[Problem to work on] Retype every line from the start of the data down to and including the line with "import numpy as np". Skip the pictures.

-----

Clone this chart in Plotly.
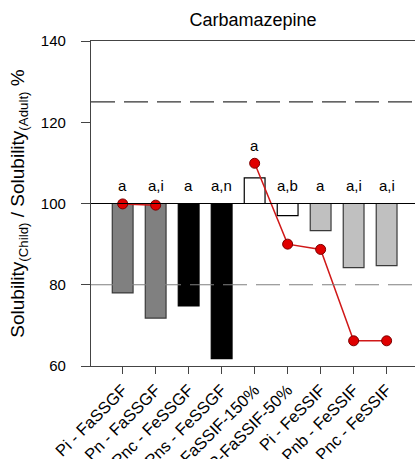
import plotly.graph_objects as go
import numpy as np

categories = ["Pi - FaSSGF", "Pn - FaSSGF", "Pnc - FeSSGF", "Pns - FeSSGF",
              "P-FaSSIF-150%", "P-FaSSIF-50%", "Pi - FeSSIF", "Pnb - FeSSIF", "Pnc - FeSSIF"]
bar_values = [78.0, 71.8, 74.8, 61.8, 106.3, 97.0, 93.3, 84.2, 84.7]
line_values = [99.9, 99.6, None, None, 109.9, 90.0, 88.7, 66.2, 66.2]
letters = ["a", "a,i", "a", "a,n", "a", "a,b", "a", "a,i", "a,i"]
bar_fill = ["#808080", "#808080", "#000000", "#000000", "#ffffff", "#ffffff",
            "#c0c0c0", "#c0c0c0", "#c0c0c0"]
bar_line = ["#3a3a3a", "#3a3a3a", "#000000", "#000000", "#000000", "#000000",
            "#3a3a3a", "#3a3a3a", "#3a3a3a"]
baseline = 100
upper_limit = 125
lower_limit = 80

FONT = "Arial, Liberation Sans, sans-serif"
x = list(range(len(categories)))

fig = go.Figure()
fig.add_trace(go.Bar(
    x=x, y=[v - baseline for v in bar_values], base=baseline,
    width=0.63,
    marker=dict(color=bar_fill, line=dict(color=bar_line, width=1.2)),
    showlegend=False, hoverinfo="skip",
))
fig.add_trace(go.Scatter(
    x=x, y=line_values, mode="lines+markers", connectgaps=False,
    line=dict(color="#d01818", width=1.5),
    marker=dict(color="#e00000", size=10, line=dict(color="#7a0000", width=1)),
    showlegend=False,
))

# reference lines
fig.add_shape(type="line", xref="paper", x0=0, x1=1, yref="y", y0=upper_limit, y1=upper_limit,
              line=dict(color="#333333", width=1.2, dash="24px,9px"), layer="above")
fig.add_shape(type="line", xref="paper", x0=0, x1=1, yref="y", y0=lower_limit, y1=lower_limit,
              line=dict(color="#808080", width=1.2, dash="24px,9px"), layer="above")
fig.add_shape(type="line", xref="paper", x0=0, x1=1, yref="y", y0=baseline, y1=baseline,
              line=dict(color="#000000", width=1.2), layer="above")

# significance letters
for i, t in enumerate(letters):
    top = max([baseline, bar_values[i]] + ([line_values[i]] if line_values[i] is not None else []))
    fig.add_annotation(x=i, y=top + 4.4, text=t, showarrow=False,
                       font=dict(family=FONT, size=15, color="#000000"),
                       xanchor="center", yanchor="middle")

fig.update_layout(
    width=415, height=459,
    margin=dict(l=91, r=0, t=41, b=93, autoexpand=False),
    paper_bgcolor="white", plot_bgcolor="white",
    title=dict(text="Carbamazepine", x=0.5, xref="paper", xanchor="center",
               y=1 - 20 / 459, yanchor="middle",
               font=dict(family=FONT, size=18, color="#000000")),
    font=dict(family=FONT, color="#000000"),
    xaxis=dict(range=[-0.96, 8.86], tickmode="array", tickvals=x, ticktext=categories,
               tickangle=-45, ticks="outside", ticklen=7, tickcolor="#444444",
               automargin=False,
               showline=True, linecolor="#444444", linewidth=1.2, mirror=True,
               showgrid=False, zeroline=False,
               tickfont=dict(family=FONT, size=16.5, color="#000000")),
    yaxis=dict(range=[60, 140], tickvals=[60, 80, 100, 120, 140],
               ticks="outside", ticklen=9, tickcolor="#444444",
               ticklabelstandoff=12, automargin=False,
               showline=True, linecolor="#444444", linewidth=1.2,
               showgrid=False, zeroline=False,
               tickfont=dict(family=FONT, size=15, color="#000000"),
               title=dict(text="Solubility<sub>(Child)</sub> / Solubility<sub>(Adult)</sub> %",
                          font=dict(family=FONT, size=19, color="#000000"), standoff=11)),
)

fig.write_html("out.html")
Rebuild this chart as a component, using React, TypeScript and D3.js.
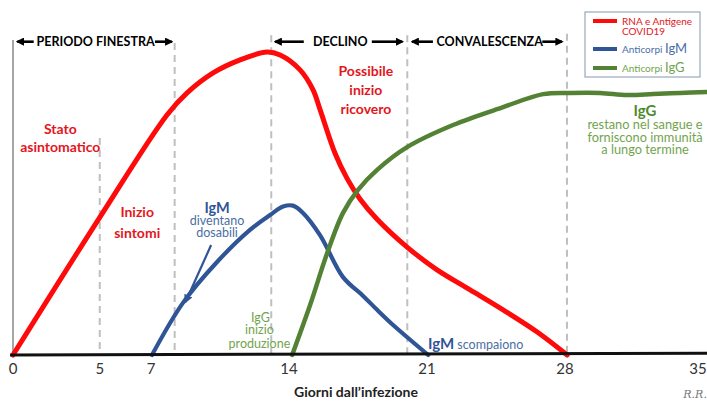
import React from "react";
import * as d3 from "d3";

// ---- data (days since infection, relative level 0-100) ----
const redDays = [0, 4.41, 7.81, 8.83, 10.15, 11.52, 12.89, 13.55, 14.56, 15.22, 15.58, 16.34, 16.95, 17.6, 18.47, 19.99, 21.51, 23.19, 24.86, 26.59, 28.11];
const redValues = [0, 45.5, 79.2, 86.5, 93.1, 97.4, 100, 99, 94.1, 87.5, 80.9, 66.5, 58.2, 51.5, 44.8, 35.6, 28.1, 21.5, 14.9, 7.6, 0];

const igmDays = [7.05, 8.62, 10.35, 12.02, 13.04, 13.7, 14.2, 14.71, 15.58, 16.74, 17.76, 18.47, 19.28, 21.06];
const igmValues = [0, 17.2, 30.7, 41.3, 46.2, 49.0, 49.3, 46.9, 39.5, 25.7, 19.5, 14.9, 9.9, 0];

const iggDays = [14.16, 15.07, 15.93, 16.74, 17.5, 18.47, 19.99, 22.32, 24.86, 26.89, 28.26, 29.78, 31.15, 32.47, 33.84, 35.21];
const iggValues = [0, 16.5, 33.5, 46.9, 54.5, 61.1, 68.6, 75.9, 81.8, 86.1, 86.5, 86.5, 85.8, 86.1, 86.5, 86.8];

const tickDays = [0, 4.4, 7, 14, 21, 28, 35];
const tickLabels = ["0", "5", "7", "14", "21", "28", "35"];

const markerDays = [4.4, 8.2, 13.1, 20, 28.1];
const markerTops = [71.6, 103, 105.5, 105.5, 106];

const phaseLabels = ["PERIODO FINESTRA", "DECLINO", "CONVALESCENZA"];
const phaseCenters = [4.19, 16.6, 24.18];
const phaseLeftArrows = [[0.22, 1.05], [13.3, 14.75], [20.25, 21.3]];
const phaseRightArrows = [[7.2, 8.05], [18.2, 19.75], [26.85, 27.85]];

const legendLabels = [["RNA e Antigene", "COVID19"], ["Anticorpi ", "IgM"], ["Anticorpi ", "IgG"]];

const RED = "#ff0a0a";
const BLUE = "#2f5597";
const GREEN = "#548235";
const RED_T = "#e3161d";
const BLUE_T = "#2f5597";
const BLUE_L = "#4a6fa5";
const GREEN_T = "#4f8a2c";
const GREEN_L = "#72a44e";

const W = 707;
const H = 404;

export default function App() {
  const x = d3.scaleLinear().domain([0, 35]).range([13, 703]);
  const y = d3.scaleLinear().domain([0, 100]).range([355, 52]);

  const line = d3
    .line<[number, number]>()
    .x((d) => x(d[0]))
    .y((d) => y(d[1]))
    .curve(d3.curveCatmullRom.alpha(0.5));

  const redPath = line(redDays.map((d, i) => [d, redValues[i]]) as [number, number][]) || "";
  const igmPath = line(igmDays.map((d, i) => [d, igmValues[i]]) as [number, number][]) || "";
  const iggPath = line(iggDays.map((d, i) => [d, iggValues[i]]) as [number, number][]) || "";

  const font = "Lato, 'Open Sans', sans-serif";
  const headerY = y(103.4);

  return (
    <svg
      width={W}
      height={H}
      viewBox={`0 0 ${W} ${H}`}
      style={{ position: "absolute", left: 0, top: 0, background: "#fff" }}
      fontFamily={font}
    >
      <defs>
        <marker id="ah" viewBox="0 0 10 10" refX="8" refY="5" markerWidth="3.2" markerHeight="3.2" orient="auto">
          <path d="M0,0 L10,5 L0,10 z" fill="#000" />
        </marker>
        <marker id="ahb" viewBox="0 0 10 10" refX="8" refY="5" markerWidth="4" markerHeight="4" orient="auto">
          <path d="M0,0 L10,5 L0,10 z" fill={BLUE} />
        </marker>
      </defs>
      <rect x={0} y={0} width={W} height={H} fill="#fff" />

      {/* left solid line */}
      <line x1={x(0)} x2={x(0)} y1={y(104)} y2={y(0)} stroke="#a6a6a6" strokeWidth={2} />

      {/* dashed markers */}
      {markerDays.map((d, i) => (
        <line
          key={i}
          x1={x(d)}
          x2={x(d)}
          y1={y(markerTops[i])}
          y2={y(0)}
          stroke="#bfbfbf"
          strokeWidth={2}
          strokeDasharray="7,5"
        />
      ))}

      {/* phase headers */}
      {phaseLabels.map((lab, i) => (
        <g key={lab}>
          <line
            x1={x(phaseLeftArrows[i][1])}
            x2={x(phaseLeftArrows[i][0])}
            y1={headerY}
            y2={headerY}
            stroke="#000"
            strokeWidth={2.6}
            markerEnd="url(#ah)"
          />
          <text x={x(phaseCenters[i])} y={headerY + 4.5} textAnchor="middle" fontWeight="bold" fontSize={12.5} fill="#000">
            {lab}
          </text>
          <line
            x1={x(phaseRightArrows[i][0])}
            x2={x(phaseRightArrows[i][1])}
            y1={headerY}
            y2={headerY}
            stroke="#000"
            strokeWidth={2.6}
            markerEnd="url(#ah)"
          />
        </g>
      ))}

      {/* curves */}
      <path d={redPath} fill="none" stroke={RED} strokeWidth={5} strokeLinejoin="round" strokeLinecap="round" />
      <path d={igmPath} fill="none" stroke={BLUE} strokeWidth={4.2} strokeLinejoin="round" strokeLinecap="round" />
      <path d={iggPath} fill="none" stroke={GREEN} strokeWidth={4.5} strokeLinejoin="round" strokeLinecap="round" />

      {/* baseline axis */}
      <line x1={x(-0.15)} x2={W} y1={y(0)} y2={y(0.6)} stroke="#111" strokeWidth={3} />

      {/* tick labels */}
      {tickDays.map((d, i) => (
        <text
          key={i}
          x={x(d)}
          dx={i === tickDays.length - 1 ? -5 : 0}
          y={y(0) + 19}
          textAnchor="middle"
          fontSize={15}
          fill="#333"
        >
          {tickLabels[i]}
        </text>
      ))}
      <text x={x(17.4)} y={397} textAnchor="middle" fontSize={14} fontWeight="bold" fill="#222">
        Giorni dall’infezione
      </text>
      <text x={x(34.6)} y={398} textAnchor="middle" fontSize={11} fontStyle="italic" fontFamily="'DejaVu Serif', serif" fill="#777">
        R.R.
      </text>

      {/* red annotations */}
      <g fill={RED_T} fontWeight="bold" fontSize={14} textAnchor="middle">
        <text x={x(2.4)} y={y(72.9)}>Stato</text>
        <text x={x(2.4)} y={y(66.9)}>asintomatico</text>
        <text x={x(6.3)} y={y(45.5)}>Inizio</text>
        <text x={x(6.3)} y={y(38.6)}>sintomi</text>
        <text x={x(17.9)} y={y(92.1)}>Possibile</text>
        <text x={x(17.9)} y={y(85.8)}>inizio</text>
        <text x={x(17.9)} y={y(79.5)}>ricovero</text>
      </g>

      {/* IgM annotation */}
      <text x={x(10.35)} y={y(46.9)} textAnchor="middle" fontWeight="bold" fontSize={14.5} fill={BLUE_T}>IgM</text>
      <text x={x(10.35)} y={y(42.9)} textAnchor="middle" fontSize={12.5} fill={BLUE_L}>diventano</text>
      <text x={x(10.35)} y={y(38.9)} textAnchor="middle" fontSize={12.5} fill={BLUE_L}>dosabili</text>
      <line x1={x(10.05)} y1={y(36.3)} x2={x(8.75)} y2={y(17.5)} stroke={BLUE} strokeWidth={2.2} markerEnd="url(#ahb)" />

      {/* IgG start annotation */}
      <g fill={GREEN_L} fontSize={12.5} textAnchor="middle">
        <text x={x(12.55)} y={y(10.9)}>IgG</text>
        <text x={x(12.5)} y={y(6.9)}>inizio</text>
        <text x={x(12.5)} y={y(2.3)}>produzione</text>
      </g>

      {/* IgM disappear */}
      <text x={x(21.05)} y={y(2.0)} fill={BLUE_T}>
        <tspan fontWeight="bold" fontSize={15}>IgM</tspan>
        <tspan fontSize={12.5} fill={BLUE_L}> scompaiono</tspan>
      </text>

      {/* IgG long-term */}
      <text x={x(32.06)} y={y(78.9)} textAnchor="middle" fontWeight="bold" fontSize={15} fill={GREEN_T}>IgG</text>
      <g fill={GREEN_L} fontSize={12.8} textAnchor="middle">
        <text x={x(32.06)} y={y(74.6)}>restano nel sangue e</text>
        <text x={x(32.06)} y={y(70.3)}>forniscono immunità</text>
        <text x={x(32.06)} y={y(66.3)}>a lungo termine</text>
      </g>

      {/* legend */}
      <g>
        <rect x={585} y={12} width={115} height={65} fill="#fff" stroke="#8497b0" strokeWidth={1} />
        <line x1={593} x2={617} y1={21} y2={21} stroke={RED} strokeWidth={4} />
        <text x={622} y={24.5} fontSize={10} fill={RED_T}>{legendLabels[0][0]}</text>
        <text x={622} y={35} fontSize={10} fill={RED_T}>{legendLabels[0][1]}</text>
        <line x1={593} x2={617} y1={49} y2={49} stroke={BLUE} strokeWidth={4} />
        <text x={622} y={52.5} fontSize={10} fill={BLUE_L}>
          {legendLabels[1][0]}
          <tspan fontSize={13}>{legendLabels[1][1]}</tspan>
        </text>
        <line x1={593} x2={617} y1={68} y2={68} stroke={GREEN} strokeWidth={4} />
        <text x={622} y={71.5} fontSize={10} fill={GREEN_L}>
          {legendLabels[2][0]}
          <tspan fontSize={13}>{legendLabels[2][1]}</tspan>
        </text>
      </g>
    </svg>
  );
}
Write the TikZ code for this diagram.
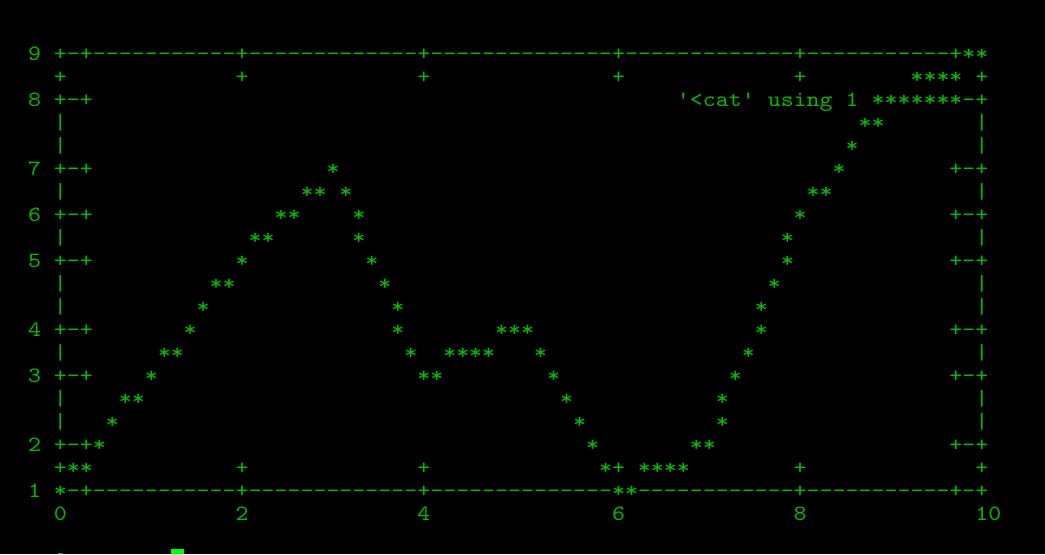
\documentclass[tikz,border=0pt]{standalone}
\usepackage{tikz, xcolor, graphicx}
\definecolor{term_green}{RGB}{0,187,0}
\definecolor{cursor_green}{RGB}{0,255,0}
\newcommand{\gap}[1]{\hskip #1\fontcharwd\font`0\relax}
\newcommand{\dashes}[1]{\foreach \k in {1,...,#1}{-\kern0pt}}
\newcommand{\tline}[1]{\scalebox{1.134}[1]{#1}}
\tikzset{term/.style={anchor=base west, inner sep=0pt, text=term_green,
    font=\ttfamily\fontsize{10.9pt}{11.5pt}\selectfont}}

\begin{document}
\begin{tikzpicture}[x=0.5pt, y=-0.5pt]
    \useasboundingbox (0,0) rectangle (1045,554);
    \fill[black] (0,0) rectangle (1045,554);

    % top border and key
    \node[term] (r0) at (27.6,60) {\tline{9\gap{1}+-+\dashes{11}+\dashes{13}+\dashes{14}+\dashes{13}+\dashes{11}+**}};
    \node[term] (r1) at (27.6,83) {\tline{\gap{2}+\gap{13}+\gap{13}+\gap{14}+\gap{13}+\gap{8}****\gap{1}+}};
    \node[term] (r2) at (27.6,106) {\tline{8\gap{1}+-+\gap{45}\textquotesingle<cat\textquotesingle\gap{1}using\gap{1}1\gap{1}*******-+}};
    \node[term] (r3) at (27.6,129) {\tline{\gap{2}|\gap{61}**\gap{7}|}};
    \node[term] (r4) at (27.6,152) {\tline{\gap{2}|\gap{60}*\gap{9}|}};

    % curve
    \node[term] (r5) at (27.6,175) {\tline{7\gap{1}+-+\gap{18}*\gap{38}*\gap{8}+-+}};
    \node[term] (r6) at (27.6,198) {\tline{\gap{2}|\gap{18}**\gap{1}*\gap{35}**\gap{11}|}};
    \node[term] (r7) at (27.6,221) {\tline{6\gap{1}+-+\gap{14}**\gap{4}*\gap{33}*\gap{11}+-+}};
    \node[term] (r8) at (27.6,244) {\tline{\gap{2}|\gap{14}**\gap{6}*\gap{32}*\gap{14}|}};
    \node[term] (r9) at (27.6,267) {\tline{5\gap{1}+-+\gap{11}*\gap{9}*\gap{31}*\gap{12}+-+}};
    \node[term] (r10) at (27.6,290) {\tline{\gap{2}|\gap{11}**\gap{11}*\gap{29}*\gap{15}|}};
    \node[term] (r11) at (27.6,313) {\tline{\gap{2}|\gap{10}*\gap{14}*\gap{27}*\gap{16}|}};
    \node[term] (r12) at (27.6,336) {\tline{4\gap{1}+-+\gap{7}*\gap{15}*\gap{7}***\gap{17}*\gap{14}+-+}};
    \node[term] (r13) at (27.6,359) {\tline{\gap{2}|\gap{7}**\gap{17}*\gap{2}****\gap{3}*\gap{15}*\gap{17}|}};
    \node[term] (r14) at (27.6,382) {\tline{3\gap{1}+-+\gap{4}*\gap{20}**\gap{8}*\gap{13}*\gap{16}+-+}};
    \node[term] (r15) at (27.6,405) {\tline{\gap{2}|\gap{4}**\gap{32}*\gap{11}*\gap{19}|}};
    \node[term] (r16) at (27.6,428) {\tline{\gap{2}|\gap{3}*\gap{35}*\gap{10}*\gap{19}|}};
    \node[term] (r17) at (27.6,451) {\tline{2\gap{1}+-+*\gap{37}*\gap{7}**\gap{18}+-+}};
    \node[term] (r18) at (27.6,474) {\tline{\gap{2}+**\gap{11}+\gap{13}+\gap{13}*+\gap{1}****\gap{8}+\gap{13}+}};

    % bottom border and x labels
    \node[term] (r19) at (27.6,497) {\tline{1\gap{1}*-+\dashes{11}+\dashes{13}+\dashes{14}**\dashes{12}+\dashes{11}+-+}};
    \node[term] (r20) at (27.6,520) {\tline{\gap{2}0\gap{13}2\gap{13}4\gap{14}6\gap{13}8\gap{13}10}};

    % prompt line, cut off
    \fill[term_green] (58,553) rectangle (63,554);
    \fill[cursor_green] (171,549) rectangle (184,554);
\end{tikzpicture}
\end{document}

-----

[Output for this exercise]
Clone this chart in Plotly.
import plotly.graph_objects as go
import numpy as np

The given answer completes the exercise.